Ostensibly, Bruce had completed his opus and unloaded what Rushdie called “the burden he’s been carrying all his writer’s life”, but he had trouble relinquishing it fully and even tinkered with the text in foreign editions, in the French edition omitting the marriage between Arkady and Marian. His dissatisfaction stemmed from his sense that the book had gone to press before it was ready. “There are masses of details I’d like to have checked, but
physically
could not,” he wrote to Nin Dutton. He had written the last third of the book, he impressed on Welch, “in semi-hallucination”. Handwritten messages in signed copies of the book conveyed a sense that he had needed more time, had not reached the heights he had aimed at.

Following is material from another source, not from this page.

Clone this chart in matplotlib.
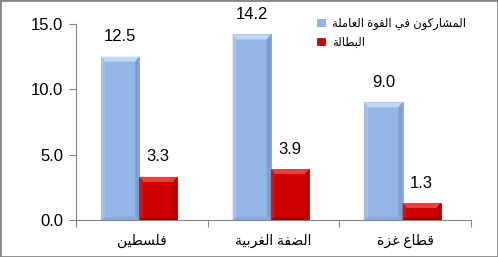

To Hugh Honour: “Remember – this is only the first draft!” To Harry Marshall: “a sequence of non-sequiturs”. There was an awareness that his illness, even as it had sapped his physical strength, had imposed the necessary deadline. “All in all
The Songlines
is a pretty odd production,” he wrote to Charles and Brenda Tomlinson. “The fact that I wrote the last chapter just before what was all but the last gasp gives it a very rough quality – to say the least! But I have an idea that what’s written is written, with all the glaring defects: and if I’d tried to deliver everything I had in mind, the result might be even more incoherent than it is.”
Maschler, then in the throes of selling Jonathan Cape, Chatto & Windus and The Bodley Head to Random House, did not share Bruce’s anxiety. This was the book he had envisaged in 1968. “You called what I have ‘a draft’,” he wrote on first receiving the manuscript. “If that is what it is, then it’s the most perfect draft I’ve ever read as a publisher.”